Reproduce the listing below word for word, with no pictures.

------------------------------

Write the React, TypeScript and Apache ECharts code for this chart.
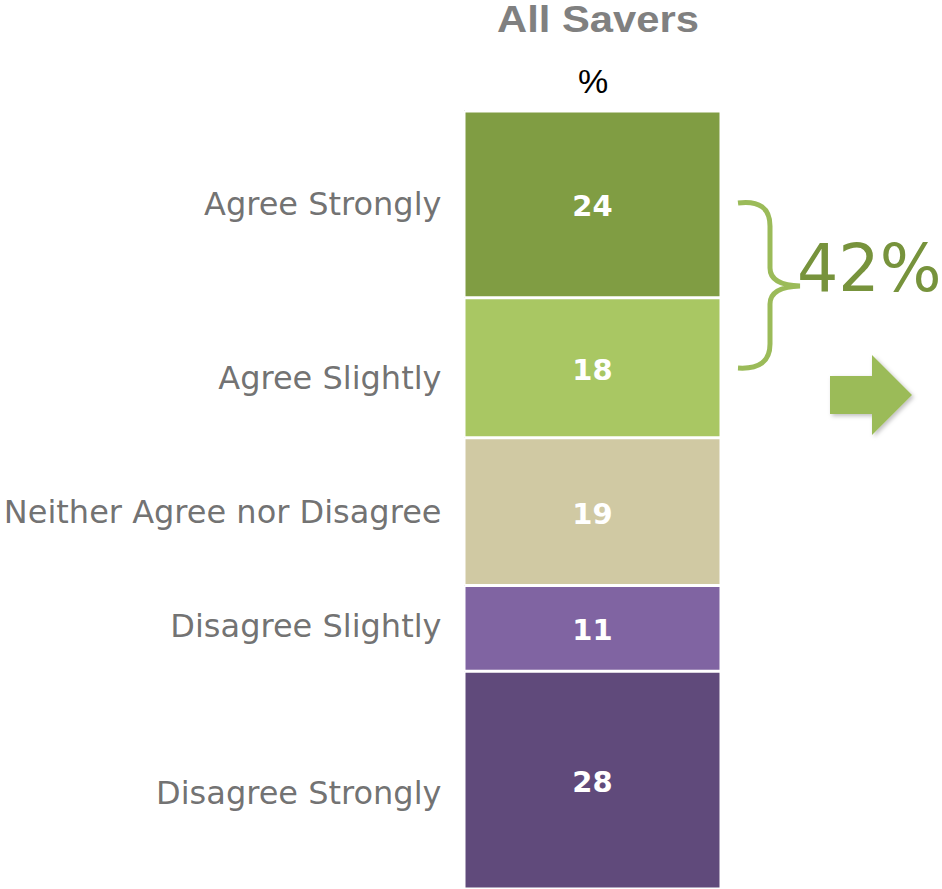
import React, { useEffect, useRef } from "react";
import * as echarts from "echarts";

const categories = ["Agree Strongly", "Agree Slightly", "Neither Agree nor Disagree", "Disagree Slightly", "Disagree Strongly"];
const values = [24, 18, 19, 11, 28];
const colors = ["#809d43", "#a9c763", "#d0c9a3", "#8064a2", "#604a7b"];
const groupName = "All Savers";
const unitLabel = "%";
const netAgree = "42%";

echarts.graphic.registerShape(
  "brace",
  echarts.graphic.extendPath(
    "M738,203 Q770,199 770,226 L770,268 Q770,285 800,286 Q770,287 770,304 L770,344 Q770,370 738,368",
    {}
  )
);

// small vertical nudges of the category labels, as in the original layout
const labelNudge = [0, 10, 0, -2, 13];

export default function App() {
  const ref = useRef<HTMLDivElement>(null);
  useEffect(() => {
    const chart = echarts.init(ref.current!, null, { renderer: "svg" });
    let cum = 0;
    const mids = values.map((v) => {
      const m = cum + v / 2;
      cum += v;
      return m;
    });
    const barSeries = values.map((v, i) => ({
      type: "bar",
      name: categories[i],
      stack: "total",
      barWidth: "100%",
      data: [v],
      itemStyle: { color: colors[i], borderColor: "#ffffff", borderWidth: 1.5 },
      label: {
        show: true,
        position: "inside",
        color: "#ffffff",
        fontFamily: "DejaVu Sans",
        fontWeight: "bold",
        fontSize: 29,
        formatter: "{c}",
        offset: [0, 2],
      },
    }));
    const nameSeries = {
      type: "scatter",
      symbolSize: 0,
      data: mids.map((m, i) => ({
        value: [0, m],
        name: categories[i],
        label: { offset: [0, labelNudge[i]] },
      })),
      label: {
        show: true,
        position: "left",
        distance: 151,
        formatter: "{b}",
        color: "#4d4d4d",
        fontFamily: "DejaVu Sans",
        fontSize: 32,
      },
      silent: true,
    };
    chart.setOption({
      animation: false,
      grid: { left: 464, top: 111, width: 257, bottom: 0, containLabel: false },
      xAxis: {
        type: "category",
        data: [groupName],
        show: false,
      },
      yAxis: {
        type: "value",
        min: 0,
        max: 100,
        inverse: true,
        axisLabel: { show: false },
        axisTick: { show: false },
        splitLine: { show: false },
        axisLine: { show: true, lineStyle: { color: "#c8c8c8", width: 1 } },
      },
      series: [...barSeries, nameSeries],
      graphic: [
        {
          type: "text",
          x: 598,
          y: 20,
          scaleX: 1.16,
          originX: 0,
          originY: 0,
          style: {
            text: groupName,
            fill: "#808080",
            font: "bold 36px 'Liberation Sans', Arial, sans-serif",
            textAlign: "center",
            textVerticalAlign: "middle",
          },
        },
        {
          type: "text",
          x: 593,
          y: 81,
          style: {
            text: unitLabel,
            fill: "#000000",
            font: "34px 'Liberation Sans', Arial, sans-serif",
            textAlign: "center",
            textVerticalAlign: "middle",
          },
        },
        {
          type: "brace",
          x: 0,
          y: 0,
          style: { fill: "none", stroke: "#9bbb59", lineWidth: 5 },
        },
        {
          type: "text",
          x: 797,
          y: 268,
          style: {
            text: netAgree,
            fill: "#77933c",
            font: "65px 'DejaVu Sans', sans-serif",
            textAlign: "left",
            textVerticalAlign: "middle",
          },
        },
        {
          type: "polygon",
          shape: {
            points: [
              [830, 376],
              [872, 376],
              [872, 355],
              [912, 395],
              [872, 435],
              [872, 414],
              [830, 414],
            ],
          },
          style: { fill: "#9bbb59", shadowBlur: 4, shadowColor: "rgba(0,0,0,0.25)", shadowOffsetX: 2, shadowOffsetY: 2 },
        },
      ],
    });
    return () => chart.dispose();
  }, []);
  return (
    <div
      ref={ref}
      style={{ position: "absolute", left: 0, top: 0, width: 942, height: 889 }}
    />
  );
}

------------------------------

**Final answer**
Write the React, TypeScript and Apache ECharts code for this chart.
import React, { useEffect, useRef } from "react";
import * as echarts from "echarts";

const categories = ["Agree Strongly", "Agree Slightly", "Neither Agree nor Disagree", "Disagree Slightly", "Disagree Strongly"];
const values = [24, 18, 19, 11, 28];
const colors = ["#809d43", "#a9c763", "#d0c9a3", "#8064a2", "#604a7b"];
const groupName = "All Savers";
const unitLabel = "%";
const netAgree = "42%";

echarts.graphic.registerShape(
  "brace",
  echarts.graphic.extendPath(
    "M738,203 Q770,199 770,226 L770,268 Q770,285 800,286 Q770,287 770,304 L770,344 Q770,370 738,368",
    {}
  )
);

// small vertical nudges of the category labels, as in the original layout
const labelNudge = [0, 10, 0, -2, 13];

export default function App() {
  const ref = useRef<HTMLDivElement>(null);
  useEffect(() => {
    const chart = echarts.init(ref.current!, null, { renderer: "svg" });
    let cum = 0;
    const mids = values.map((v) => {
      const m = cum + v / 2;
      cum += v;
      return m;
    });
    const barSeries = values.map((v, i) => ({
      type: "bar",
      name: categories[i],
      stack: "total",
      barWidth: "100%",
      data: [v],
      itemStyle: { color: colors[i], borderColor: "#ffffff", borderWidth: 1.5 },
      label: {
        show: true,
        position: "inside",
        color: "#ffffff",
        fontFamily: "DejaVu Sans",
        fontWeight: "bold",
        fontSize: 29,
        formatter: "{c}",
        offset: [0, 2],
      },
    }));
    const nameSeries = {
      type: "scatter",
      symbolSize: 0,
      data: mids.map((m, i) => ({
        value: [0, m],
        name: categories[i],
        label: { offset: [0, labelNudge[i]] },
      })),
      label: {
        show: true,
        position: "left",
        distance: 151,
        formatter: "{b}",
        color: "#4d4d4d",
        fontFamily: "DejaVu Sans",
        fontSize: 32,
      },
      silent: true,
    };
    chart.setOption({
      animation: false,
      grid: { left: 464, top: 111, width: 257, bottom: 0, containLabel: false },
      xAxis: {
        type: "category",
        data: [groupName],
        show: false,
      },
      yAxis: {
        type: "value",
        min: 0,
        max: 100,
        inverse: true,
        axisLabel: { show: false },
        axisTick: { show: false },
        splitLine: { show: false },
        axisLine: { show: true, lineStyle: { color: "#c8c8c8", width: 1 } },
      },
      series: [...barSeries, nameSeries],
      graphic: [
        {
          type: "text",
          x: 598,
          y: 20,
          scaleX: 1.16,
          originX: 0,
          originY: 0,
          style: {
            text: groupName,
            fill: "#808080",
            font: "bold 36px 'Liberation Sans', Arial, sans-serif",
            textAlign: "center",
            textVerticalAlign: "middle",
          },
        },
        {
          type: "text",
          x: 593,
          y: 81,
          style: {
            text: unitLabel,
            fill: "#000000",
            font: "34px 'Liberation Sans', Arial, sans-serif",
            textAlign: "center",
            textVerticalAlign: "middle",
          },
        },
        {
          type: "brace",
          x: 0,
          y: 0,
          style: { fill: "none", stroke: "#9bbb59", lineWidth: 5 },
        },
        {
          type: "text",
          x: 797,
          y: 268,
          style: {
            text: netAgree,
            fill: "#77933c",
            font: "65px 'DejaVu Sans', sans-serif",
            textAlign: "left",
            textVerticalAlign: "middle",
          },
        },
        {
          type: "polygon",
          shape: {
            points: [
              [830, 376],
              [872, 376],
              [872, 355],
              [912, 395],
              [872, 435],
              [872, 414],
              [830, 414],
            ],
          },
          style: { fill: "#9bbb59", shadowBlur: 4, shadowColor: "rgba(0,0,0,0.25)", shadowOffsetX: 2, shadowOffsetY: 2 },
        },
      ],
    });
    return () => chart.dispose();
  }, []);
  return (
    <div
      ref={ref}
      style={{ position: "absolute", left: 0, top: 0, width: 942, height: 889 }}
    />
  );
}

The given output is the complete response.